*Records supplied*
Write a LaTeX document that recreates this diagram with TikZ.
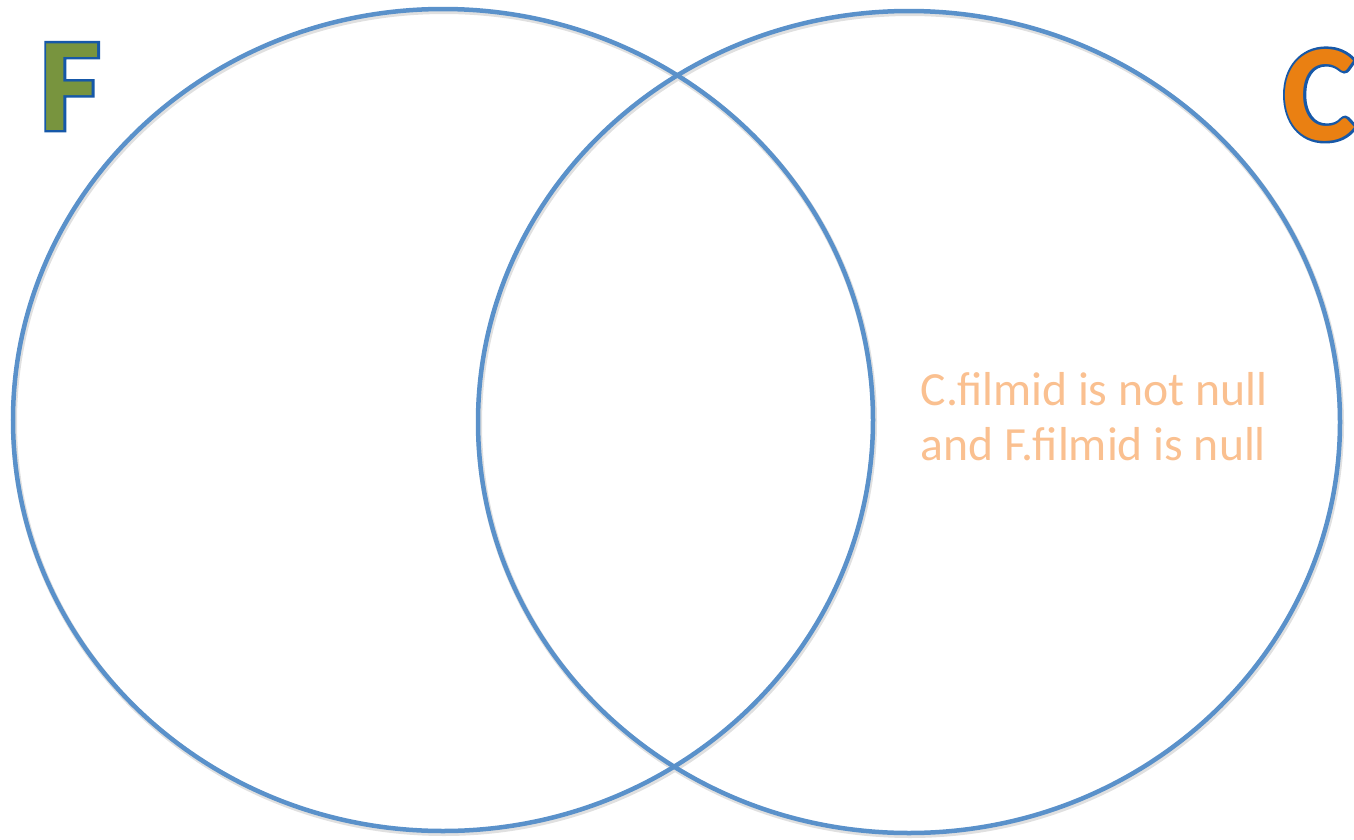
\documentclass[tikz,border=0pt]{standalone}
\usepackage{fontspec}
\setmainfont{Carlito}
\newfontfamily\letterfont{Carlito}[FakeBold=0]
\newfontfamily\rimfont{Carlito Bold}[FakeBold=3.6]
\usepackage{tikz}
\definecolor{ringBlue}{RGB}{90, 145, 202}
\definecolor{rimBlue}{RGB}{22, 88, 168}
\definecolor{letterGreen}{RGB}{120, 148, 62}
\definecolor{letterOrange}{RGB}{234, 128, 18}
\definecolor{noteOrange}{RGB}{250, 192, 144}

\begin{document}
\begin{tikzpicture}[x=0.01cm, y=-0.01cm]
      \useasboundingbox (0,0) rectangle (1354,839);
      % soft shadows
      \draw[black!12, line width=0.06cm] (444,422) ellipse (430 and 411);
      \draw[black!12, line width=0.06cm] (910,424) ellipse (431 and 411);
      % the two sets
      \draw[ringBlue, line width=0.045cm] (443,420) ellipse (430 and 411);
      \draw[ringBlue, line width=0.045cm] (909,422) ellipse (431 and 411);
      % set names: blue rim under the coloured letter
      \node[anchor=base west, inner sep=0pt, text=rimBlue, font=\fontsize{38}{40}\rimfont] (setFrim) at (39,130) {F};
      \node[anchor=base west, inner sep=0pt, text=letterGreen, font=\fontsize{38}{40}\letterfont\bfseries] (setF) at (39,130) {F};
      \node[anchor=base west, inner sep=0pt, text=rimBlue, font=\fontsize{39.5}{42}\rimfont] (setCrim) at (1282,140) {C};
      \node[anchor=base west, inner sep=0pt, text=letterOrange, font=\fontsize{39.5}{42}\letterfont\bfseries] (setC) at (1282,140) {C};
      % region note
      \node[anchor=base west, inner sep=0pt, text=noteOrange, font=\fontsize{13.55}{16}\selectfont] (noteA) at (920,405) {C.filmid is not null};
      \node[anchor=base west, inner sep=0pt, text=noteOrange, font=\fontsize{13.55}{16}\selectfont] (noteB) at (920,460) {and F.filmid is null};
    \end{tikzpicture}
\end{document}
* * *
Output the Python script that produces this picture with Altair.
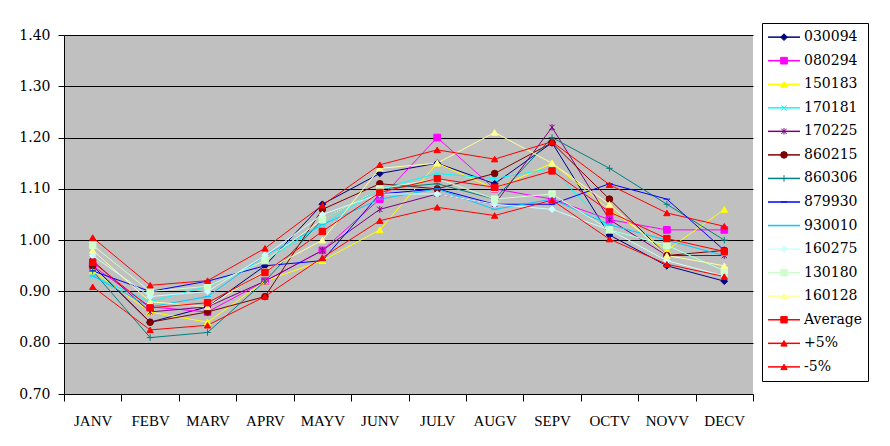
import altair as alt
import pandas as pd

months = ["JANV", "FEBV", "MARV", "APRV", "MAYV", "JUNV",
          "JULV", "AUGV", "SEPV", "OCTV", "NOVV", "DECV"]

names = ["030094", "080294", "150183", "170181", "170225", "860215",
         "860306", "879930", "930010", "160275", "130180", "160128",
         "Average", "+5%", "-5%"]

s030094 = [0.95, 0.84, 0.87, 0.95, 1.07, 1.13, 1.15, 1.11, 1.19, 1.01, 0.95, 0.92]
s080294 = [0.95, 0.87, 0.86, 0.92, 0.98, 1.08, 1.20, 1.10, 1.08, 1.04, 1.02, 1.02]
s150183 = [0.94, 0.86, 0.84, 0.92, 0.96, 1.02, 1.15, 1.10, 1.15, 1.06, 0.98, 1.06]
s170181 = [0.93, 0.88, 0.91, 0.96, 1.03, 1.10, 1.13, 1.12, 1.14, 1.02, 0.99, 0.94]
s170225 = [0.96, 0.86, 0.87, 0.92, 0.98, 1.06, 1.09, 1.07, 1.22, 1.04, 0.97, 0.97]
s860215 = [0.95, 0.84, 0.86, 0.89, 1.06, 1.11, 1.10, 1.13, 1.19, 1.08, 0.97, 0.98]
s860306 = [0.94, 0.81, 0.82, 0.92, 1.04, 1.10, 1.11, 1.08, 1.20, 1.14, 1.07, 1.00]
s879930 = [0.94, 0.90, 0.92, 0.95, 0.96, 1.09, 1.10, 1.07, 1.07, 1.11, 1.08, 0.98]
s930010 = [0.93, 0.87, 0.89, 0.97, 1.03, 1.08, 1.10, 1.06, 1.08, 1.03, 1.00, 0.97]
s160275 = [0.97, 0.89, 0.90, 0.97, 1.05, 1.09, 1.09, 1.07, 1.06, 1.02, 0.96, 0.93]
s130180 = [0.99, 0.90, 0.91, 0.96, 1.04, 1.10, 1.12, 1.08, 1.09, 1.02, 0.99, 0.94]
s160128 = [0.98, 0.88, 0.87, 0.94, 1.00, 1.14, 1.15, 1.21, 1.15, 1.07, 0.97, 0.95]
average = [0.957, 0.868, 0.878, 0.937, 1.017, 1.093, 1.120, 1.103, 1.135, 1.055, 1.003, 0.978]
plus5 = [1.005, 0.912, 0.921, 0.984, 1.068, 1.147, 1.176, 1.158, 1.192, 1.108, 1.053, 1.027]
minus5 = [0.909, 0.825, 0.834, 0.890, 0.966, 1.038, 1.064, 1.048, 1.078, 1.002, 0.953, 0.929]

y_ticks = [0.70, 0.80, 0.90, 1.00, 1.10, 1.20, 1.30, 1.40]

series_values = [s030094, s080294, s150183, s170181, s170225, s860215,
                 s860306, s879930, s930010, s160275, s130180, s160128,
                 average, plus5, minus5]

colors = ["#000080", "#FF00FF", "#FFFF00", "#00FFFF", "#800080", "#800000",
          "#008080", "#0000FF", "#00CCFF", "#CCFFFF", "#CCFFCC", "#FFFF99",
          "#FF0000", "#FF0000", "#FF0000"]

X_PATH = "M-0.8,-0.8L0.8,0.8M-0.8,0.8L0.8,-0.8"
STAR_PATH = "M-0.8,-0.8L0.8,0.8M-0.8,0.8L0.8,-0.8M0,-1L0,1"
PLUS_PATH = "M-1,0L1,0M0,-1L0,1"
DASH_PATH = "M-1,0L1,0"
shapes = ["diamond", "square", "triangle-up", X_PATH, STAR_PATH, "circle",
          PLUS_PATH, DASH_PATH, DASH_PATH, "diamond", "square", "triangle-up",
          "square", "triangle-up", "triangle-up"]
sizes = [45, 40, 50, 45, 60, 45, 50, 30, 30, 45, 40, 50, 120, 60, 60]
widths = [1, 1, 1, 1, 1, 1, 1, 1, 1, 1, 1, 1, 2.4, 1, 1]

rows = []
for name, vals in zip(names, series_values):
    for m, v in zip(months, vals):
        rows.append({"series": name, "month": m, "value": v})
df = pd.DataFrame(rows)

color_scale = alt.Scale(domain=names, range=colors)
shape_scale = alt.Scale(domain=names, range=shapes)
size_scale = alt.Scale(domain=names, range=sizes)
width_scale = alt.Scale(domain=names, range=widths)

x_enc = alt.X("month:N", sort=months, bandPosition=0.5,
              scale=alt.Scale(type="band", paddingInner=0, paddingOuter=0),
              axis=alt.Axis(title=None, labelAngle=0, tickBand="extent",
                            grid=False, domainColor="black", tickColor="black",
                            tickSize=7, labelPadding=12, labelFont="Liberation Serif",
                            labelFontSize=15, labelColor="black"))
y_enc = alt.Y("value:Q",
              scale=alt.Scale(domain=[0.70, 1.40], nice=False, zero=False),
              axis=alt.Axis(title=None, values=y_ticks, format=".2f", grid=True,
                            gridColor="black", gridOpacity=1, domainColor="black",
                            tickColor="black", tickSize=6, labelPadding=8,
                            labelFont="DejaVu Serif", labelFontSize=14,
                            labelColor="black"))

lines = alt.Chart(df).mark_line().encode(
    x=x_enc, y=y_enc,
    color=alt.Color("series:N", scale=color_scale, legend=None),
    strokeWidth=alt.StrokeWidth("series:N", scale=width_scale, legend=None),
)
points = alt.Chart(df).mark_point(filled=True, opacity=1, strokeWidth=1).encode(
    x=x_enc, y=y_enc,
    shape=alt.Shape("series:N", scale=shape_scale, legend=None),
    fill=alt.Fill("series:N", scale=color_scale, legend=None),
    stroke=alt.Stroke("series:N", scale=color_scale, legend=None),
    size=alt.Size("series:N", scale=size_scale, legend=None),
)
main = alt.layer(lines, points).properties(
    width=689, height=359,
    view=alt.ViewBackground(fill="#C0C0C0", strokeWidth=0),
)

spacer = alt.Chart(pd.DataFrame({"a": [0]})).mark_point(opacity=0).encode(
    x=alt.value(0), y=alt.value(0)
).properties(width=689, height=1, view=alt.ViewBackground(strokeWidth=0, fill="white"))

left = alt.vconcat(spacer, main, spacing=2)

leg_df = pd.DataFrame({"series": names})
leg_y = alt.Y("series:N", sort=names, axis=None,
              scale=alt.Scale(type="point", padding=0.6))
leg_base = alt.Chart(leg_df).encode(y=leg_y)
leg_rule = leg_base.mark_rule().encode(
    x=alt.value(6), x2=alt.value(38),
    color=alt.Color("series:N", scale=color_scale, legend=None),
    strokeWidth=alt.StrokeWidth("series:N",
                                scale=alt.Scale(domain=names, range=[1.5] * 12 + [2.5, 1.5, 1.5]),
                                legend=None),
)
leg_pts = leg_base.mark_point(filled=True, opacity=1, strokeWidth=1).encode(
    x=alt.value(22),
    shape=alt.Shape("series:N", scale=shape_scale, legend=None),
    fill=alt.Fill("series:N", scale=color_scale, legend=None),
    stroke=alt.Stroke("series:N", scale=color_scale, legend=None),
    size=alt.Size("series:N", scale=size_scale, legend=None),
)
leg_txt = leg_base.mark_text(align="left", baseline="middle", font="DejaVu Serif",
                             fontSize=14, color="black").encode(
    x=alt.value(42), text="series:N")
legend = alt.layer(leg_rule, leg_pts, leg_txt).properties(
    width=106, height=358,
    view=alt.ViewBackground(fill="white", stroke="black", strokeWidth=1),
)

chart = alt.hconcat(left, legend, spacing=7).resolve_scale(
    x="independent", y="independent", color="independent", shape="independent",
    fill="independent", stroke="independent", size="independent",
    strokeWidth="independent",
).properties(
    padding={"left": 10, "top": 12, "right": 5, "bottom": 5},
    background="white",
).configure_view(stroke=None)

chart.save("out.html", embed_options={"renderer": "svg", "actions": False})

*Short problem*
Take the stretch from the line containing "Output the Python" through the line containing "average, plus5, minus5]" and reproduce it exactly, both ends included. Omit the pictures.

*Solution to this problem*
Output the Python script that produces this picture with Altair.
import altair as alt
import pandas as pd

months = ["JANV", "FEBV", "MARV", "APRV", "MAYV", "JUNV",
          "JULV", "AUGV", "SEPV", "OCTV", "NOVV", "DECV"]

names = ["030094", "080294", "150183", "170181", "170225", "860215",
         "860306", "879930", "930010", "160275", "130180", "160128",
         "Average", "+5%", "-5%"]

s030094 = [0.95, 0.84, 0.87, 0.95, 1.07, 1.13, 1.15, 1.11, 1.19, 1.01, 0.95, 0.92]
s080294 = [0.95, 0.87, 0.86, 0.92, 0.98, 1.08, 1.20, 1.10, 1.08, 1.04, 1.02, 1.02]
s150183 = [0.94, 0.86, 0.84, 0.92, 0.96, 1.02, 1.15, 1.10, 1.15, 1.06, 0.98, 1.06]
s170181 = [0.93, 0.88, 0.91, 0.96, 1.03, 1.10, 1.13, 1.12, 1.14, 1.02, 0.99, 0.94]
s170225 = [0.96, 0.86, 0.87, 0.92, 0.98, 1.06, 1.09, 1.07, 1.22, 1.04, 0.97, 0.97]
s860215 = [0.95, 0.84, 0.86, 0.89, 1.06, 1.11, 1.10, 1.13, 1.19, 1.08, 0.97, 0.98]
s860306 = [0.94, 0.81, 0.82, 0.92, 1.04, 1.10, 1.11, 1.08, 1.20, 1.14, 1.07, 1.00]
s879930 = [0.94, 0.90, 0.92, 0.95, 0.96, 1.09, 1.10, 1.07, 1.07, 1.11, 1.08, 0.98]
s930010 = [0.93, 0.87, 0.89, 0.97, 1.03, 1.08, 1.10, 1.06, 1.08, 1.03, 1.00, 0.97]
s160275 = [0.97, 0.89, 0.90, 0.97, 1.05, 1.09, 1.09, 1.07, 1.06, 1.02, 0.96, 0.93]
s130180 = [0.99, 0.90, 0.91, 0.96, 1.04, 1.10, 1.12, 1.08, 1.09, 1.02, 0.99, 0.94]
s160128 = [0.98, 0.88, 0.87, 0.94, 1.00, 1.14, 1.15, 1.21, 1.15, 1.07, 0.97, 0.95]
average = [0.957, 0.868, 0.878, 0.937, 1.017, 1.093, 1.120, 1.103, 1.135, 1.055, 1.003, 0.978]
plus5 = [1.005, 0.912, 0.921, 0.984, 1.068, 1.147, 1.176, 1.158, 1.192, 1.108, 1.053, 1.027]
minus5 = [0.909, 0.825, 0.834, 0.890, 0.966, 1.038, 1.064, 1.048, 1.078, 1.002, 0.953, 0.929]

y_ticks = [0.70, 0.80, 0.90, 1.00, 1.10, 1.20, 1.30, 1.40]

series_values = [s030094, s080294, s150183, s170181, s170225, s860215,
                 s860306, s879930, s930010, s160275, s130180, s160128,
                 average, plus5, minus5]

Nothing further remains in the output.